The lending market tells the clearest story here. Short sellers are paying a punishing rate to stay in position — cost to borrow is running at 420% annualised, up roughly 23% over the past month. That is not a temporary spike. The rate has held above 400% for most of April, and traded as high as 528% in early April. Availability has tightened significantly alongside the borrow cost. The borrow pool was almost entirely consumed as recently as mid-April, when the 52-week peak utilisation of 99.8% was recorded. The current reading of ~80% means roughly one share available for every four already borrowed — still a tight market. Shorts that need to establish or maintain positions face a high and sustained carry cost.
Short interest itself has been volatile and difficult to read this week. At 31.6% of the free float as of Wednesday, the level is deeply elevated — but the intraday path has been erratic, swinging from under 2% on April 24 back above 31% on April 29. The official FINRA fortnightly report, settled April 15, put short shares at 670,479. The daily estimate now tracks slightly below that, at around 564,000 shares. The ORTEX short score jumped to 80.8 on April 29, up from 46 on April 24, reflecting the sudden reassembly of short interest after what appears to have been a brief but sharp covering event mid-week. That covering likely contributed to the stock's 27% weekly gain, closing Wednesday at $0.92.
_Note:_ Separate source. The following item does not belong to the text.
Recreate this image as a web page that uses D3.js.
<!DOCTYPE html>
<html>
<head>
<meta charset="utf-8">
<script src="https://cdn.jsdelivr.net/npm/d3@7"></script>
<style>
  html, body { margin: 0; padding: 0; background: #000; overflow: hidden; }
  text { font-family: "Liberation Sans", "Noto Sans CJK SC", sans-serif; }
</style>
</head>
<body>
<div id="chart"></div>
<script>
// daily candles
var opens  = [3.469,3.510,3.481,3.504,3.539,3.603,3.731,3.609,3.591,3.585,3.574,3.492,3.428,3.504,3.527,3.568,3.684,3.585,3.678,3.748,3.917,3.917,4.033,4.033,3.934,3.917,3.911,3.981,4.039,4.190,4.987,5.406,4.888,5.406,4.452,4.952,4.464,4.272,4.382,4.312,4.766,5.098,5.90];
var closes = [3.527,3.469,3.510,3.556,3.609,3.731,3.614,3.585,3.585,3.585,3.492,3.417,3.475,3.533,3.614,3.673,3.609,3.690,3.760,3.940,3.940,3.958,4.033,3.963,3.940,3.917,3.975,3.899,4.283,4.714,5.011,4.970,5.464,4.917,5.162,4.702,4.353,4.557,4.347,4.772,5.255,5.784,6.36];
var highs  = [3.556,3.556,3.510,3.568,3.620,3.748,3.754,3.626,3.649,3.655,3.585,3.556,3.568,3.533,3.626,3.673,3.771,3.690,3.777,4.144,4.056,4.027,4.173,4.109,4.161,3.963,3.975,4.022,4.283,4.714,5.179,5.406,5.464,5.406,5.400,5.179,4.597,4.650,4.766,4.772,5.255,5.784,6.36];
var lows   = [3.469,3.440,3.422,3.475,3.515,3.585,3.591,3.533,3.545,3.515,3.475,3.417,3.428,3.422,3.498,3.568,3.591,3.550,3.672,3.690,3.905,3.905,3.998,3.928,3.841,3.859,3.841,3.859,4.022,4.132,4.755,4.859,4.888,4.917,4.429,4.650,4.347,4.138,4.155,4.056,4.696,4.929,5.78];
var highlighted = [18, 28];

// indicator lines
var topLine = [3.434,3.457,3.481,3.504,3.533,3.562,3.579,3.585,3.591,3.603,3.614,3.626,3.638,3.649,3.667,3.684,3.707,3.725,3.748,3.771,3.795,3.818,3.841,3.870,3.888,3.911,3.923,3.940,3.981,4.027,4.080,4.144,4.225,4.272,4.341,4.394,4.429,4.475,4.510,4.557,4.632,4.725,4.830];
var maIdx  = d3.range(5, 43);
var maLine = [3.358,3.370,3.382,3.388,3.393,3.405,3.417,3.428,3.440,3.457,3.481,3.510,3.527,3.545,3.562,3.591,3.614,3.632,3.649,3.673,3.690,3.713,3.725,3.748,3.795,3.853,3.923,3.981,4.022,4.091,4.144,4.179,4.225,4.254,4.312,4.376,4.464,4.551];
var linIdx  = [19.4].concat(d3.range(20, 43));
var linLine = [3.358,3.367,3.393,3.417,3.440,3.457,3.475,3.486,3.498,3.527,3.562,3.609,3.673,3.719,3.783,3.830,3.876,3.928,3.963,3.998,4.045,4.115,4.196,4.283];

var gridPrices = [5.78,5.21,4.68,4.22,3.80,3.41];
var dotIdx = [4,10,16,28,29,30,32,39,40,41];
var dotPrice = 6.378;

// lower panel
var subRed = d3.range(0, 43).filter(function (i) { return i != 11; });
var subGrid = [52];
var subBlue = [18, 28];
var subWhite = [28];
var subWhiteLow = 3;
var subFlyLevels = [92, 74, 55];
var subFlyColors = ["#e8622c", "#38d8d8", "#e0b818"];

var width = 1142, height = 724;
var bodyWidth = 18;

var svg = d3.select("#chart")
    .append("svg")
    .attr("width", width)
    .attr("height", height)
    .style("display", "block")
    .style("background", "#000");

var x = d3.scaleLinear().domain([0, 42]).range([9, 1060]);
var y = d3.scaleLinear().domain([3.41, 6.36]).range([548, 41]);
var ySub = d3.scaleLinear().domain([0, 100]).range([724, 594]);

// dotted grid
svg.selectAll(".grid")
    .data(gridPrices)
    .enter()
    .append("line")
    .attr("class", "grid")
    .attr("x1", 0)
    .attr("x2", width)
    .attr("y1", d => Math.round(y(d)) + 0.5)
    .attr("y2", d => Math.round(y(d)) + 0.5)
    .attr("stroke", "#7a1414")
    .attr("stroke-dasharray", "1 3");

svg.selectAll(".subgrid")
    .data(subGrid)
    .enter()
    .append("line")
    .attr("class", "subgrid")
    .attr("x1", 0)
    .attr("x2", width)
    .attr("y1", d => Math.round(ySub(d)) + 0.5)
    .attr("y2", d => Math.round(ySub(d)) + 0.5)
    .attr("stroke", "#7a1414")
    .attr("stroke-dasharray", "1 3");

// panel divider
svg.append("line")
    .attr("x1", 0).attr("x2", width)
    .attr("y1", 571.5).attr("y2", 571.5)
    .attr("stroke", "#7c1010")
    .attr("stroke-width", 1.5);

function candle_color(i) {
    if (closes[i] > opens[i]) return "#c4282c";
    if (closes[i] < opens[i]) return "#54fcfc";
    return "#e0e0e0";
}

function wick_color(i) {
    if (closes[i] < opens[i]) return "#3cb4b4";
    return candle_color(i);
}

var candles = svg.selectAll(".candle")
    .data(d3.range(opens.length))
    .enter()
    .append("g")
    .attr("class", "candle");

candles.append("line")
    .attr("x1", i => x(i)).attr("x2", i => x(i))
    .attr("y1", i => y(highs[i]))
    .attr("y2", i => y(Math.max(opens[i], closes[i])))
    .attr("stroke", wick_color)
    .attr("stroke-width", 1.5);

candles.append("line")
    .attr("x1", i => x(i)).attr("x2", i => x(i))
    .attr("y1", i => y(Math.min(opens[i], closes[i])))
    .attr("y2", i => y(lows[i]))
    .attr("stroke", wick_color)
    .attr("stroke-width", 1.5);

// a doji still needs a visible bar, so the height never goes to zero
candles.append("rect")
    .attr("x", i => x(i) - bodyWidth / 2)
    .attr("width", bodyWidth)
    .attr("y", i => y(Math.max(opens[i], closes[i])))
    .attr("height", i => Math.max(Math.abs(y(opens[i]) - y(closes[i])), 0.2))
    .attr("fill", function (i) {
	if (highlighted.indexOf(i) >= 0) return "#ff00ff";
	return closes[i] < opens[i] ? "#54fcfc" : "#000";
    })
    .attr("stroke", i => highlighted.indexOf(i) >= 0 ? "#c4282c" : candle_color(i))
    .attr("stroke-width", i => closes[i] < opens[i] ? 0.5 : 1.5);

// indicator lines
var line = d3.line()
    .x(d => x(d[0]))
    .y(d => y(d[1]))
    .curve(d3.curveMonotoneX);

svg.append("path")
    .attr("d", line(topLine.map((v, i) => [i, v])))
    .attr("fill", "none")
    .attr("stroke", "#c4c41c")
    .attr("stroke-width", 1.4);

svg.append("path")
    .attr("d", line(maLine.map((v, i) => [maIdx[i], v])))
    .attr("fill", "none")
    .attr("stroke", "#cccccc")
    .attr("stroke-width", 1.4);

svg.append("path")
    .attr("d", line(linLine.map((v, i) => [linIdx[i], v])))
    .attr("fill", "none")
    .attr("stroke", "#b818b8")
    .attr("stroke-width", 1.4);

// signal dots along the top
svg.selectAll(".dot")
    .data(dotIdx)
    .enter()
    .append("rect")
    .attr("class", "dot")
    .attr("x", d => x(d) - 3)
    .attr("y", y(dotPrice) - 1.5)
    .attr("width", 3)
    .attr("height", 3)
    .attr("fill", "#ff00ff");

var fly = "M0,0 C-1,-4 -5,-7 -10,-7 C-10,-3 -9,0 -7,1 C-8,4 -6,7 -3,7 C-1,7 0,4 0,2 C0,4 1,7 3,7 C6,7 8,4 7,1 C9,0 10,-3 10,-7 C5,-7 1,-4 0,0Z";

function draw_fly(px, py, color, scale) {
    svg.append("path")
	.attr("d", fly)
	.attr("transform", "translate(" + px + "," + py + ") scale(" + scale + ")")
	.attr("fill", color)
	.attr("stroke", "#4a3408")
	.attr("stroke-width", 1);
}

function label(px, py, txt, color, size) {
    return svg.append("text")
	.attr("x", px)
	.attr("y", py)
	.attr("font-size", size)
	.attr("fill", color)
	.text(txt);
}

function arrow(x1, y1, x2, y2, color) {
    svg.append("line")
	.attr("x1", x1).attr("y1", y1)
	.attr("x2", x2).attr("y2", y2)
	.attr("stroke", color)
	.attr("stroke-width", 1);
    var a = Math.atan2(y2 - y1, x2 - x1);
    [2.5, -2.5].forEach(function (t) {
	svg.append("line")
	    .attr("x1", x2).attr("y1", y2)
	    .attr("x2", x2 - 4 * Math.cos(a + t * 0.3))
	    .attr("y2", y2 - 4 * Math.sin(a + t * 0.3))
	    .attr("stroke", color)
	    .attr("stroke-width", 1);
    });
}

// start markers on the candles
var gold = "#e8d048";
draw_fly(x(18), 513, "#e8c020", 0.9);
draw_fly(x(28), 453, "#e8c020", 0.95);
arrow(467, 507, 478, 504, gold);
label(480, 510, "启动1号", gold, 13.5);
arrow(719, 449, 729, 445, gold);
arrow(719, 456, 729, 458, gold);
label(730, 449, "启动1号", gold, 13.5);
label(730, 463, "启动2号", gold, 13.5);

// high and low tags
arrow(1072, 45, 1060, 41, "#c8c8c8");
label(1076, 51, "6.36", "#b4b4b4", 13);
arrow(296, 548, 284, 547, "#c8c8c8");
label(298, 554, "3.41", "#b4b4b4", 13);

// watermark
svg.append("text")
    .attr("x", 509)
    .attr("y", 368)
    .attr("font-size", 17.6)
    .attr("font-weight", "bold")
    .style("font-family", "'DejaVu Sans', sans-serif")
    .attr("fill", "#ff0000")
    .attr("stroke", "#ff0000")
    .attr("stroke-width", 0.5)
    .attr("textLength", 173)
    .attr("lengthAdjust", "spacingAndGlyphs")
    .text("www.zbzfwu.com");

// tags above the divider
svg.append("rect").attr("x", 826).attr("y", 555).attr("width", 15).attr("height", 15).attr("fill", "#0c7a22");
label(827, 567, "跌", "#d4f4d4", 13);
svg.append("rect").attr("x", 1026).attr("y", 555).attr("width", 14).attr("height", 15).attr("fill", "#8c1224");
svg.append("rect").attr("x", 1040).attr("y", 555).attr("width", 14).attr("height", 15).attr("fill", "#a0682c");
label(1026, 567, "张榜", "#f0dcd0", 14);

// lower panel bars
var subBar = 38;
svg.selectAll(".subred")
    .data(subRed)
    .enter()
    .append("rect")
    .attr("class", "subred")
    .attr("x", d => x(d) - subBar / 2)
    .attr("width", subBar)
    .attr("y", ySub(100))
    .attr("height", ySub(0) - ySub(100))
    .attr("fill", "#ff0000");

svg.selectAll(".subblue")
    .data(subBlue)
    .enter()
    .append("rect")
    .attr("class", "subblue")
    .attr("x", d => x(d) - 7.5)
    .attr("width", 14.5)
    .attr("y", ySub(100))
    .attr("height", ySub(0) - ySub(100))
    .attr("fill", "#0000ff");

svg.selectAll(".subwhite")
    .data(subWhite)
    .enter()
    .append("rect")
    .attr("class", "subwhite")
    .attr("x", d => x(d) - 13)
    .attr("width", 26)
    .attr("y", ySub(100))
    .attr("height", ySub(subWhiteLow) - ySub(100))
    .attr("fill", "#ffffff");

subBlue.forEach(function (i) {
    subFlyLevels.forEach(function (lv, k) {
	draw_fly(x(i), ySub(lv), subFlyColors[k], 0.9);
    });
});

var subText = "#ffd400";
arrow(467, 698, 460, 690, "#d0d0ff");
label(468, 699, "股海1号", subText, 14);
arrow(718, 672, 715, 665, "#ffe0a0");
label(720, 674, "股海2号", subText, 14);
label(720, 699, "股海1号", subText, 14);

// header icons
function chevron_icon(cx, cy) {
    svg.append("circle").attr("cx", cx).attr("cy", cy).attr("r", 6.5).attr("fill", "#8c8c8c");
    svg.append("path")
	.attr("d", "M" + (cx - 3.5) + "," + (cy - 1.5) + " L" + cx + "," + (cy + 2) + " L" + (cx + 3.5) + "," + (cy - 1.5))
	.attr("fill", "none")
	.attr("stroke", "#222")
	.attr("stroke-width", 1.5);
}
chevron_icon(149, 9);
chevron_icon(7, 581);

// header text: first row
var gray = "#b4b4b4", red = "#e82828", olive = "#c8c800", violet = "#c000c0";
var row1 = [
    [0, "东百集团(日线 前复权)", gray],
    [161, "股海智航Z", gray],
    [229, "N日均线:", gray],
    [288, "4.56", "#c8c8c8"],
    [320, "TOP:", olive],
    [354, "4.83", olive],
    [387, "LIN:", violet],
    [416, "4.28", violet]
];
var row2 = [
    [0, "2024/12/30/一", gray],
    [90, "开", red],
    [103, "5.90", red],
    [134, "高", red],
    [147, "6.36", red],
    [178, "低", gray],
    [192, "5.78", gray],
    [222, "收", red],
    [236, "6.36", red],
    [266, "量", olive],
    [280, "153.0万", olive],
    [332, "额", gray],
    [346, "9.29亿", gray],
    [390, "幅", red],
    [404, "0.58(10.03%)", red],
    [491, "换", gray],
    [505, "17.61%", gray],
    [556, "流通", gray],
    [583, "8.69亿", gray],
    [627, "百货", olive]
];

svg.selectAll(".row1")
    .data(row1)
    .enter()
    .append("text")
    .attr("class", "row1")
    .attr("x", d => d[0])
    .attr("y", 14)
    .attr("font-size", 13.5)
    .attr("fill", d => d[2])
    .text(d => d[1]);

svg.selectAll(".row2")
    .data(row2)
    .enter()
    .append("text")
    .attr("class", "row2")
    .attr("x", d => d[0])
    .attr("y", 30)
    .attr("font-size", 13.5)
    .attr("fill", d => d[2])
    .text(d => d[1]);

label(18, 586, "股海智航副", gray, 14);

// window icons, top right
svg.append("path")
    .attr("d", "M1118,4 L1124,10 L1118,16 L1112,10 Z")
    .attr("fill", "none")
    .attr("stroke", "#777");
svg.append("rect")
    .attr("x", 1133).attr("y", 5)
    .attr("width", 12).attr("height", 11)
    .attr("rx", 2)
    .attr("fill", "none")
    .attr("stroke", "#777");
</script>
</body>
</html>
The earnings history adds an uncomfortable layer of context for both sides. All three recent earnings-related events have been negative for the stock on the day: a 34% one-day drop in March, a 15% drop in April, and a 10% drop in March. The five-day reactions have also been negative, ranging from -14% to -18%, with the single exception of a November 2025 event that produced a +37% five-day move. No next earnings date is currently flagged, but the pattern of sharp post-event declines is consistent with a stock where the news cycle regularly disappoints.
Correlated peers have had a rough week. OBIO, MBOT, ARAY, STSS, and CODX all fell between 8% and 10% over the same period that GCTK gained 27%. The divergence suggests GCTK's move was short-covering driven rather than sector-wide sentiment improving. Institutional ownership is thin. Armistice Capital holds around 5% of shares, Ikarian Capital 2.4%, and total disclosed holders number just 15. The insider trade data is stale — the last recorded transaction was in April 2024 — so ownership provides little near-term signal.
The setup going into next week is straightforward to describe: shorts are paying over 400% to borrow a stock that just rallied sharply, short interest remains near a third of the float, and the borrow market remains tight. Whether the covering pressure that drove this week's bounce has fully resolved — or whether fresh short positions re-entered at higher levels — is the question the short score's abrupt jump back to 80 on April 29 poses most directly.